Credit: Liberal Democrats.

Transparent AI

Most of the recommendations of the Lords report, entitled AI in the UK: Ready, Willing and Able? which came at the end of a wide-ranging six-month inquiry, are largely unsurprising.

The report called for artificial intelligence to be developed for the good of humanity, to always be fair, and to never do harm.

But the recommendation for an AI Council is the first step towards regulating artificial intelligence, and will certainly raise eyebrows.

If created, the Lords recommended that the AI Council would become the “industry body for AI” and act as a bridge between the private and public sector helping to coordinate the rollout of the technology.

It would also play a role in educating and supporting the public via postgraduate conversion courses to help people retrain and work in the AI sector later in life.

“The U.K. has a unique opportunity to shape AI positively for the public’s benefit and to lead the international community in AI’s ethical development, rather than passively accept its consequences,” said Clement-Jones.

Regulating the machines

While entrepreneurs like Elon Musk have been outspoken in their calls for proactive regulation of artificial intelligence, the Lords report recommends a more reactive approach.

“Blanket AI-specific regulation, at this stage, would be inappropriate,” they write, instead pointing to existing sector-specific regulators like the Information Commissioner’s Office.
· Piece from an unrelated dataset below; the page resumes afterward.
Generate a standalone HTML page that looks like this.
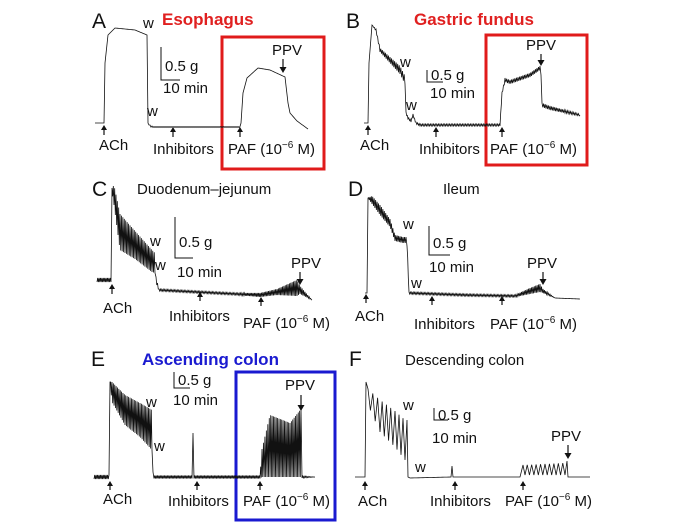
<!DOCTYPE html>
<html><head><meta charset="utf-8"><style>
body{margin:0;background:#fff}
svg{display:block;font-family:"Liberation Sans",Arial,sans-serif}
.lbl{font-size:15px;fill:#111}
.let{font-size:21px;fill:#111}
.ttl{font-size:17px}
</style></head><body>
<svg id="fig" width="700" height="525" viewBox="0 0 700 525">
<rect width="700" height="525" fill="#fff"/>
<g id="static"></g>
<g id="traces"></g>
</svg>
<script>
// ---- trace data (time units, force units relative to baseline) ----
const aTime=[0,9,10,13,20,40,52,53,55,58,145,146,148,152,163,175,190,193,195,202,213];
const aForce=[0,0,60,88,95,93,88,0,-3,-4,-4,0,30,45,55,53,46,20,10,2,-6];
const aNoise=[0,0,0,0,0,0,0,0,1,0.5,0.5,0,0,0,0,0,0,0,0,0,0];
const bTime=[0,4,5,8,12,16,26,36,41,42,44,47,49,52,56,136,138,141,146,166,176,177,178,186,216];
const bForce=[0,0,60,98,93,73,63,53,43,10,5,2,8,0,-2,-2,30,43,41,48,55,50,18,15,8];
const bNoise=[0,0,0,0,1,2,3,4,4,1,1,1,1,1,1,1,1,2,2,2,2,2,2,2,1];
const cTime=[0,14,15,17,23,38,55,58,59,62,100,140,163,180,200,203,215];
const cForce=[0,0,90,85,48,35,19,17,0,-10,-12,-14,-15,-12,-8,-10,-20];
const cNoise=[2,2,2,10,18,14,11,10,3,1,1,1,2,3,8,4,0];
const dTime=[0,2,3,7,15,25,30,38,41,42,44,100,150,165,175,178,190,215];
const dForce=[0,0,95,93,83,70,55,53,53,50,0,-2,-3,2,5,2,-5,-6];
const dNoise=[0,0,0,4,5,4,3,3,3,3,1,1,1,3,4,2,0,0];
const eTime=[0,15,16,18,31,46,58,59,60,98,99,100,166,168,176,196,207,208,221];
const eForce=[0,0,95,85,67,57,47,2,0,0,44,0,0,14,31,27,34,0,0];
const eNoise=[2,2,0,10,15,17,20,3,1.5,1.5,0,1.5,1.5,14,31,27,34,1,0];
const fTime=[0,10,11,13,25,40,50,52,53,55,96,97,98,165,168,170,210,212,213,235];
const fForce=[0,0,95,80,61,48,37,37,0,-1,0,11,0,0,10,7,8,10,0,0];
const fNoise=[0,0,0,8,16,18,20,20,0,0,0,0,0,0,2,5,6,6,0,0];

const panels=[
 {id:'a',x0:95,y0:123,t:aTime,f:aForce,n:aNoise,step:1},
 {id:'b',x0:364,y0:123,t:bTime,f:bForce,n:bNoise,step:0.8},
 {id:'c',x0:97,y0:280,t:cTime,f:cForce,n:cNoise,step:0.7},
 {id:'d',x0:365,y0:293,t:dTime,f:dForce,n:dNoise,step:0.7},
 {id:'e',x0:94,y0:477,t:eTime,f:eForce,n:eNoise,step:0.7},
 {id:'f',x0:355,y0:477,t:fTime,f:fForce,n:fNoise,step:2.2}
];
function xScale(p,t){return p.x0+t;}
function yScale(p,f){return p.y0-f;}
const NS='http://www.w3.org/2000/svg';
const tg=document.getElementById('traces');
panels.forEach(p=>{
  let d='';let k=0;
  for(let i=0;i<p.t.length-1;i++){
    const t0=p.t[i],t1=p.t[i+1];
    const span=Math.max(t1-t0,0.001);
    const n=Math.max(1,Math.round(span/p.step));
    for(let j=0;j<n;j++){
      const u=j/n;
      const t=t0+u*span;
      const f=p.f[i]+u*(p.f[i+1]-p.f[i]);
      const a=p.n[i]+u*(p.n[i+1]-p.n[i]);
      const s=(k%2?1:-1)*a;k++;
      d+=(d?'L':'M')+xScale(p,t).toFixed(2)+','+yScale(p,f+s).toFixed(2);
    }
  }
  const L=p.t.length-1;
  d+='L'+xScale(p,p.t[L])+','+yScale(p,p.f[L]);
  const path=document.createElementNS(NS,'path');
  path.setAttribute('d',d);
  path.setAttribute('fill','none');
  path.setAttribute('stroke','#111');
  path.setAttribute('stroke-width','0.8');
  
  
  tg.appendChild(path);
});

// ---- static annotations ----
let s='';
function txt(x,y,str,cls,name,extra){s+=`<text x="${x}" y="${y}" class="${cls}" ${extra||''}>${str}</text>`;}
function up(x,y1,y2,name){s+=`<g><line x1="${x}" y1="${y1}" x2="${x}" y2="${y2+4}" stroke="#111" stroke-width="1.2"/><path d="M${x-3},${y2+5}L${x},${y2}L${x+3},${y2+5}Z" fill="#111"/></g>`;}
function down(x,y1,y2,name){s+=`<g><line x1="${x}" y1="${y1}" x2="${x}" y2="${y2-4}" stroke="#111" stroke-width="1.2"/><path d="M${x-3.5},${y2-6}L${x},${y2}L${x+3.5},${y2-6}Z" fill="#111"/></g>`;}
function bar(x,y1,y2,x2,name){s+=`<path d="M${x},${y1}V${y2}H${x2}" fill="none" stroke="#111" stroke-width="1"/>`;}
const paf='PAF (10<tspan font-size="10" dy="-6">−6</tspan><tspan dy="6"> M)</tspan>';
// A
txt(92,28,'A','let','panel-a-letter');
txt(162,25,'Esophagus','ttl','panel-a-title','fill="#e02020" font-weight="bold"');
txt(143,28,'w','lbl','wash-a1');txt(147,116,'w','lbl','wash-a2');
bar(161,47,80,180,'scale-bar-a');txt(165,71,'0.5 g','lbl','scale-g-a');txt(163,93,'10 min','lbl','scale-min-a');
s+='<rect x="222" y="37" width="102" height="132" fill="none" stroke="#e01b1b" stroke-width="3"/>';
txt(272,55,'PPV','lbl','ppv-label-a');down(283,59,73,'ppv-arrow-a');
up(104,135,125,'ach-arrow-a');txt(99,150,'ACh','lbl','ach-label-a');
up(173,137,127,'inhib-arrow-a');txt(153,154,'Inhibitors','lbl','inhib-label-a');
up(240,137,127,'paf-arrow-a');txt(228,154,paf,'lbl','paf-label-a');
// B
txt(346,28,'B','let','panel-b-letter');
txt(414,25,'Gastric fundus','ttl','panel-b-title','fill="#e02020" font-weight="bold"');
txt(400,67,'w','lbl','wash-b1');txt(406,110,'w','lbl','wash-b2');
bar(427,70,82,443,'scale-bar-b');txt(431,80,'0.5 g','lbl','scale-g-b');txt(430,98,'10 min','lbl','scale-min-b');
s+='<rect x="486" y="35" width="101" height="130" fill="none" stroke="#e01b1b" stroke-width="3"/>';
txt(526,50,'PPV','lbl','ppv-label-b');down(541,54,66,'ppv-arrow-b');
up(368,135,125,'ach-arrow-b');txt(360,150,'ACh','lbl','ach-label-b');
up(436,137,127,'inhib-arrow-b');txt(419,154,'Inhibitors','lbl','inhib-label-b');
up(502,137,127,'paf-arrow-b');txt(490,154,paf,'lbl','paf-label-b');
// C
txt(92,196,'C','let','panel-c-letter');
txt(137,194,'Duodenum–jejunum','lbl','panel-c-title','font-size="16"');
txt(150,246,'w','lbl','wash-c1');txt(155,270,'w','lbl','wash-c2');
bar(175,217,258,193,'scale-bar-c');txt(179,247,'0.5 g','lbl','scale-g-c');txt(177,277,'10 min','lbl','scale-min-c');
txt(291,268,'PPV','lbl','ppv-label-c');down(300,272,285,'ppv-arrow-c');
up(112,294,284,'ach-arrow-c');txt(103,313,'ACh','lbl','ach-label-c');
up(200,301,292,'inhib-arrow-c');txt(169,321,'Inhibitors','lbl','inhib-label-c');
up(261,306,297,'paf-arrow-c');txt(243,328,paf,'lbl','paf-label-c');
// D
txt(348,196,'D','let','panel-d-letter');
txt(443,194,'Ileum','lbl','panel-d-title','font-size="16"');
txt(403,229,'w','lbl','wash-d1');txt(411,288,'w','lbl','wash-d2');
bar(429,226,255,450,'scale-bar-d');txt(433,248,'0.5 g','lbl','scale-g-d');txt(429,272,'10 min','lbl','scale-min-d');
txt(527,268,'PPV','lbl','ppv-label-d');down(543,272,285,'ppv-arrow-d');
up(366,303,294,'ach-arrow-d');txt(355,321,'ACh','lbl','ach-label-d');
up(432,305,296,'inhib-arrow-d');txt(414,329,'Inhibitors','lbl','inhib-label-d');
up(502,305,296,'paf-arrow-d');txt(490,329,paf,'lbl','paf-label-d');
// E
txt(91,366,'E','let','panel-e-letter');
txt(142,365,'Ascending colon','ttl','panel-e-title','fill="#1a1ad0" font-weight="bold"');
txt(146,407,'w','lbl','wash-e1');txt(154,451,'w','lbl','wash-e2');
bar(174,372,388,190,'scale-bar-e');txt(178,385,'0.5 g','lbl','scale-g-e');txt(173,405,'10 min','lbl','scale-min-e');
s+='<rect x="236" y="372" width="99" height="148" fill="none" stroke="#1a1ad0" stroke-width="3"/>';
txt(285,390,'PPV','lbl','ppv-label-e');down(301,395,411,'ppv-arrow-e');
up(110,490,481,'ach-arrow-e');txt(103,504,'ACh','lbl','ach-label-e');
up(197,490,481,'inhib-arrow-e');txt(168,506,'Inhibitors','lbl','inhib-label-e');
up(260,490,481,'paf-arrow-e');txt(243,506,paf,'lbl','paf-label-e');
// F
txt(349,366,'F','let','panel-f-letter');
txt(405,365,'Descending colon','lbl','panel-f-title','font-size="16"');
txt(403,410,'w','lbl','wash-f1');txt(415,472,'w','lbl','wash-f2');
bar(434,408,420,448,'scale-bar-f');txt(438,420,'0.5 g','lbl','scale-g-f');txt(432,443,'10 min','lbl','scale-min-f');
txt(551,441,'PPV','lbl','ppv-label-f');down(568,445,459,'ppv-arrow-f');
up(365,490,481,'ach-arrow-f');txt(358,506,'ACh','lbl','ach-label-f');
up(455,490,481,'inhib-arrow-f');txt(430,506,'Inhibitors','lbl','inhib-label-f');
up(523,490,481,'paf-arrow-f');txt(505,506,paf,'lbl','paf-label-f');
document.getElementById('static').innerHTML=s;
</script>
</body></html>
The problem with blanket AI regulation is, as we recently saw with autonomous cars, even the ethics behind the decisions machines will soon be making are in dispute, leaving hard and fast rules impossible to fashion.

However, an AI Council along with the recently leaked plan for a Government Office for Artificial Intelligence which sits between the Department for Digital, Culture, Media and Sport and the Department for Business, Energy and Industrial Strategy, would certainly be a starting point should a regulator be needed.

Britain isn’t yet ready to regulate the robots, but today’s report and its transparency recommendations take the U.K. a step closer.